● TASK DESCRIPTION: Only the lines between the line holding "Convert this chart to Chart.js code." and the line holding "const AXIS = '#444';", both of those included, should be copied exactly; drop the pictures.

##### TASK INPUT

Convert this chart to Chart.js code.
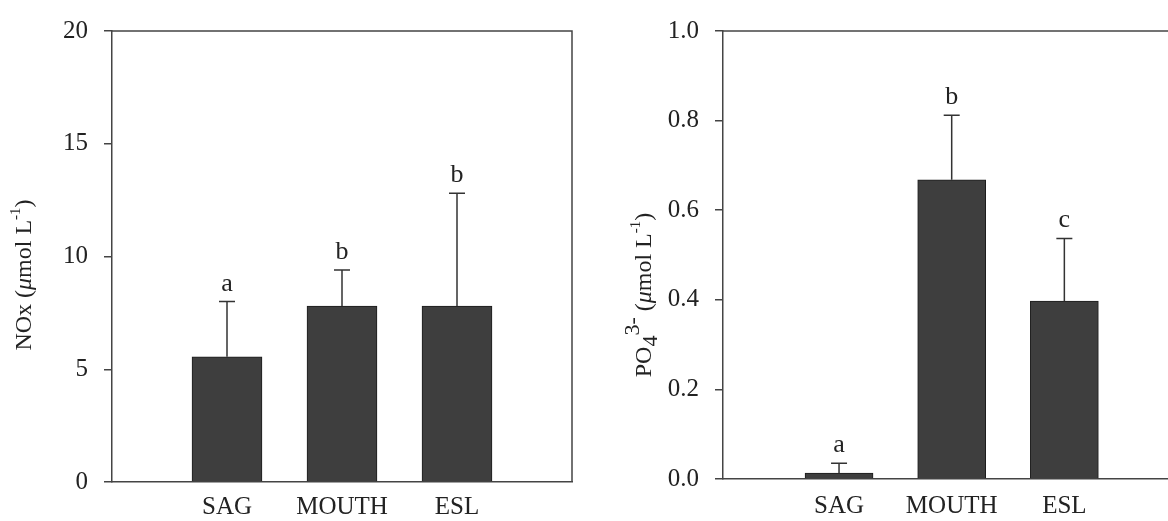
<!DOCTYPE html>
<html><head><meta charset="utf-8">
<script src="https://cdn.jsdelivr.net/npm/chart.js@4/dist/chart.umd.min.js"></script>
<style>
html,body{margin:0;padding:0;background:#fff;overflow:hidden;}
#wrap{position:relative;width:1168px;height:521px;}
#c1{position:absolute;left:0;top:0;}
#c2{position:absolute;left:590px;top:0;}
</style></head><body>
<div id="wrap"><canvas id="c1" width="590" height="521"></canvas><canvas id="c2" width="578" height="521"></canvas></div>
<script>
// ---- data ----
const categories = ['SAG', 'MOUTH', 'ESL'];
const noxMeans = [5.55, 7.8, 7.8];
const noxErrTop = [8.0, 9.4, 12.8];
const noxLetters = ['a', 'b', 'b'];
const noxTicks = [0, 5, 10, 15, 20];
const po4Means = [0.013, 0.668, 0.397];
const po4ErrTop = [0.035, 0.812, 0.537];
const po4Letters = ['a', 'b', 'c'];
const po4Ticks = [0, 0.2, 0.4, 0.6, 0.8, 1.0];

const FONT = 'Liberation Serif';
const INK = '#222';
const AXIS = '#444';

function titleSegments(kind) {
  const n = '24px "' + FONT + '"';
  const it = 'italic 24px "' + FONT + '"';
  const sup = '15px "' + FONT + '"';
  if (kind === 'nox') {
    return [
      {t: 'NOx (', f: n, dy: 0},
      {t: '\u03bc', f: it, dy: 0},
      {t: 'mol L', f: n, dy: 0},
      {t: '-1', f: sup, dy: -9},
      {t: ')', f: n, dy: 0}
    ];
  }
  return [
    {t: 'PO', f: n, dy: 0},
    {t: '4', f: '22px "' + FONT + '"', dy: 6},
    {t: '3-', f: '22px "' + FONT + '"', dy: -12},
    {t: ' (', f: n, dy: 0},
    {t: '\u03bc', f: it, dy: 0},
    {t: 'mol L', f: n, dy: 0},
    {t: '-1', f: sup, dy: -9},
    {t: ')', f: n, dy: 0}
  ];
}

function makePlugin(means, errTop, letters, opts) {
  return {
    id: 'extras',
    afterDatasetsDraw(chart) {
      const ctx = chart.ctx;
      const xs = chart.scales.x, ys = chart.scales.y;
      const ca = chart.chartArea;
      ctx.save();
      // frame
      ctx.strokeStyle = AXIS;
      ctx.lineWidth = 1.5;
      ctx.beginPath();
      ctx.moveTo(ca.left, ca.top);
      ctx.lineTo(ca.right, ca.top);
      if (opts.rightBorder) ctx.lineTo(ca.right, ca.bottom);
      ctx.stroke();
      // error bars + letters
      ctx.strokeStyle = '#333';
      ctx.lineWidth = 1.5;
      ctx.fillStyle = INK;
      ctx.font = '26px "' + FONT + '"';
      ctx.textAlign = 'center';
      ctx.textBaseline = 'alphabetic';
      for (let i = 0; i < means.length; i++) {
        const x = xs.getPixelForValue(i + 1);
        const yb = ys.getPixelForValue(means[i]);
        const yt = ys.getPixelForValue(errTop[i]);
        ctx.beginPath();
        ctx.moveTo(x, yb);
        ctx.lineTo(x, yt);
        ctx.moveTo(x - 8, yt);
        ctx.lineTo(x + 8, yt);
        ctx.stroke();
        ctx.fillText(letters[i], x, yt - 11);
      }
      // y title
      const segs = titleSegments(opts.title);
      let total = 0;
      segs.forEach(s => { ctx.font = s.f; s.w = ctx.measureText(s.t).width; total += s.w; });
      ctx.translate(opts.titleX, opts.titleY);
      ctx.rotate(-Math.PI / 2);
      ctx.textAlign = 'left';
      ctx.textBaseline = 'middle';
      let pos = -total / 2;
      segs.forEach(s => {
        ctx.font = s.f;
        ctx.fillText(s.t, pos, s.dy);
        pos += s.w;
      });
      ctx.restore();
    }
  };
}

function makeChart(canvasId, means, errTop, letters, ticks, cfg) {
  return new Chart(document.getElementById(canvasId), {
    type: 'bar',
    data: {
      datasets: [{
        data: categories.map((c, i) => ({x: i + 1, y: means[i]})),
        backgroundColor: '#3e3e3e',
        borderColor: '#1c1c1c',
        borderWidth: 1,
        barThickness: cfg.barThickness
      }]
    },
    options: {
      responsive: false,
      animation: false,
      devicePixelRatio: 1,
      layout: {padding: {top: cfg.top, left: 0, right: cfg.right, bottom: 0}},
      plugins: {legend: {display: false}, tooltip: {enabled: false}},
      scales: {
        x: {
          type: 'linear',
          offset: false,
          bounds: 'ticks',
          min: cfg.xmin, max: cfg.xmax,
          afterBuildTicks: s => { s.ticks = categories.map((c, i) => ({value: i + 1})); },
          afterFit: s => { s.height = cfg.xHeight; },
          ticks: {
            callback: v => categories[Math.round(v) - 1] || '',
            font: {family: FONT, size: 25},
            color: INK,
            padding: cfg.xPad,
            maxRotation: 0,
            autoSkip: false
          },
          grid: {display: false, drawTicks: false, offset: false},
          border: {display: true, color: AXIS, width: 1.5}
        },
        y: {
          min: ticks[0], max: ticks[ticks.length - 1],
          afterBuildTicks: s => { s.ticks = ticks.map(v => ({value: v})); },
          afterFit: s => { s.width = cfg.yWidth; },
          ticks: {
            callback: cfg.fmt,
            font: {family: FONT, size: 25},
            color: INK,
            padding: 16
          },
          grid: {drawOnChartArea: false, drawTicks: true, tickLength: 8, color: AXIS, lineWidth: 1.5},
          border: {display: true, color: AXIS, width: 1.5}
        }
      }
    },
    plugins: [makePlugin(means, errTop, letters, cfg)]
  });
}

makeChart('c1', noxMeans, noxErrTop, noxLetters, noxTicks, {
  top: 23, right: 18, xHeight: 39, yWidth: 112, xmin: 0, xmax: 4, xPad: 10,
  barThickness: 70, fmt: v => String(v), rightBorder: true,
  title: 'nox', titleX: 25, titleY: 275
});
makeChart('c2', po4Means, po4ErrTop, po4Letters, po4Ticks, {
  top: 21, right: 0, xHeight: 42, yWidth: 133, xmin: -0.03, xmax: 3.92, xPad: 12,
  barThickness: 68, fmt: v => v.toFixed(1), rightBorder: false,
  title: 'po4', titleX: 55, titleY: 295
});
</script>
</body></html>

##########
##### TASK INPUT

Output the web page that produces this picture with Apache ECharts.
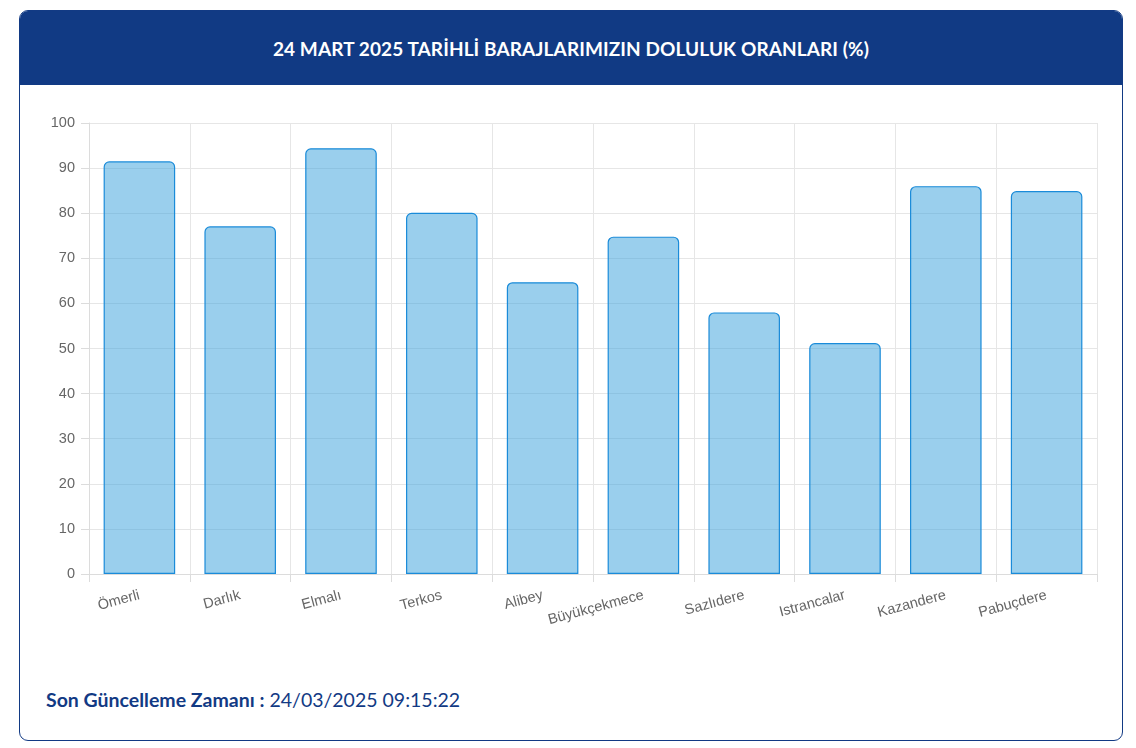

##########
##### TASK INPUT

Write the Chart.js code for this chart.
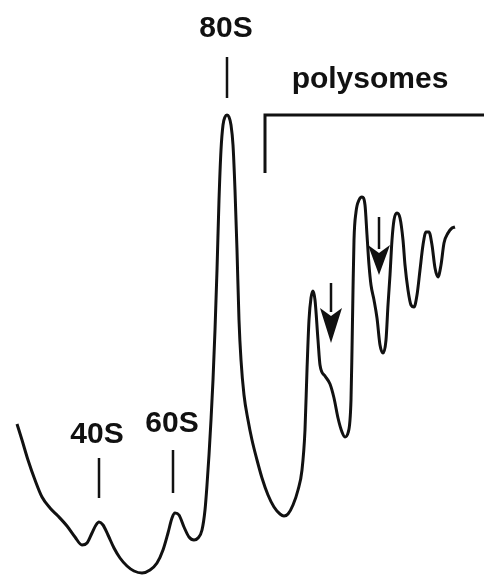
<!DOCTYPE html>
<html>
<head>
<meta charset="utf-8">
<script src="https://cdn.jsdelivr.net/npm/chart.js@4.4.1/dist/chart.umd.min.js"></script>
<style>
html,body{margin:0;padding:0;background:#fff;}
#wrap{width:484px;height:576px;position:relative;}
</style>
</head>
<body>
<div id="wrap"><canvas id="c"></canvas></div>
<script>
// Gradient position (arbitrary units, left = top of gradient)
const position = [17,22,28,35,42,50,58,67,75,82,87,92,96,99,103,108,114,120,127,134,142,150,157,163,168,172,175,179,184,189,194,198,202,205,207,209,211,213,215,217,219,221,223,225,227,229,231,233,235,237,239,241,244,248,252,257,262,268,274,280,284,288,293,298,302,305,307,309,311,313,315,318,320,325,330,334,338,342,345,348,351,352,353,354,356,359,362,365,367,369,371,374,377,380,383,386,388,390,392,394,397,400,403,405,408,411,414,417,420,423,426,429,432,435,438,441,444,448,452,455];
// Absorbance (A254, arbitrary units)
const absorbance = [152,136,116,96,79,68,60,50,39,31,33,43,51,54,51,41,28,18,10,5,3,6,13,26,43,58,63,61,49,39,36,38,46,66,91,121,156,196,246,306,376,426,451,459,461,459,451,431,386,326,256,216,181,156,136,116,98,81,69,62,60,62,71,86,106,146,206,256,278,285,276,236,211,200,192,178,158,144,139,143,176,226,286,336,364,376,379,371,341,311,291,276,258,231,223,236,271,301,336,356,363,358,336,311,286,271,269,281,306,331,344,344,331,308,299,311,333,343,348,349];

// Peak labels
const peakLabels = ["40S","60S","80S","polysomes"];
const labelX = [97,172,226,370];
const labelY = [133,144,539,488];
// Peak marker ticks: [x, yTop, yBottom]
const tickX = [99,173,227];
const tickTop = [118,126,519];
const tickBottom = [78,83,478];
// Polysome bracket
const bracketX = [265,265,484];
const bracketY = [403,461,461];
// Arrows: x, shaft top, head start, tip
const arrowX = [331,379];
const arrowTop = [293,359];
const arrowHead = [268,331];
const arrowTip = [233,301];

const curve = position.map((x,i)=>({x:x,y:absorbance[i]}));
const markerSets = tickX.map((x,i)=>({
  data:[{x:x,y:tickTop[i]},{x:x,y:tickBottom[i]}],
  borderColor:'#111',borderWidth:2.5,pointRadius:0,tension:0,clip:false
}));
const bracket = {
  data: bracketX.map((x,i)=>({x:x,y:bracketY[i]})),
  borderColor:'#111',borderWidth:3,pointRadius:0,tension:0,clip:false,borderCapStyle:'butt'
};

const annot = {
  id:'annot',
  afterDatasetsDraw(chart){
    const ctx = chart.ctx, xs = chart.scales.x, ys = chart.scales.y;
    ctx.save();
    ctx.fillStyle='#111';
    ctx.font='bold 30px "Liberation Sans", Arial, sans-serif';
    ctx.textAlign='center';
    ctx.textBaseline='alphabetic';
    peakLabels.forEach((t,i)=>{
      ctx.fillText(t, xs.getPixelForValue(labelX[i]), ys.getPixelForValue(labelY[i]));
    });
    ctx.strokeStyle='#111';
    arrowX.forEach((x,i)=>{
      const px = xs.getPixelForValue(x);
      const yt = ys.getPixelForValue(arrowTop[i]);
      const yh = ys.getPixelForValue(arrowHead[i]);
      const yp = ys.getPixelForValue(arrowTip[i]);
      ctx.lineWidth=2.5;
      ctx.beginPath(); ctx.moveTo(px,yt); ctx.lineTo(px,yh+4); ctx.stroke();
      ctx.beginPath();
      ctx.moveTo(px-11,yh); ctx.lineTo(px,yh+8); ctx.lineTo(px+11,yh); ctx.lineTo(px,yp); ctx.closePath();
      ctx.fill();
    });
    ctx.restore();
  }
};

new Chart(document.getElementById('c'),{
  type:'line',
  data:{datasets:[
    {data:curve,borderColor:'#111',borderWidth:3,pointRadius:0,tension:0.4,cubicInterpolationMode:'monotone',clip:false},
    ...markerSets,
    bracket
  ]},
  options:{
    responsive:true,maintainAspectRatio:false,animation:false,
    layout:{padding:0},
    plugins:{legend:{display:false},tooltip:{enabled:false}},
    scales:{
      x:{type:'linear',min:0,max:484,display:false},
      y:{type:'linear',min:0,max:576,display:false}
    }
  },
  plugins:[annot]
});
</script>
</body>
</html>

##########

● WRITTEN SOLUTION:
Convert this chart to Chart.js code.
<!DOCTYPE html>
<html><head><meta charset="utf-8">
<script src="https://cdn.jsdelivr.net/npm/chart.js@4/dist/chart.umd.min.js"></script>
<style>
html,body{margin:0;padding:0;background:#fff;overflow:hidden;}
#wrap{position:relative;width:1168px;height:521px;}
#c1{position:absolute;left:0;top:0;}
#c2{position:absolute;left:590px;top:0;}
</style></head><body>
<div id="wrap"><canvas id="c1" width="590" height="521"></canvas><canvas id="c2" width="578" height="521"></canvas></div>
<script>
// ---- data ----
const categories = ['SAG', 'MOUTH', 'ESL'];
const noxMeans = [5.55, 7.8, 7.8];
const noxErrTop = [8.0, 9.4, 12.8];
const noxLetters = ['a', 'b', 'b'];
const noxTicks = [0, 5, 10, 15, 20];
const po4Means = [0.013, 0.668, 0.397];
const po4ErrTop = [0.035, 0.812, 0.537];
const po4Letters = ['a', 'b', 'c'];
const po4Ticks = [0, 0.2, 0.4, 0.6, 0.8, 1.0];

const FONT = 'Liberation Serif';
const INK = '#222';
const AXIS = '#444';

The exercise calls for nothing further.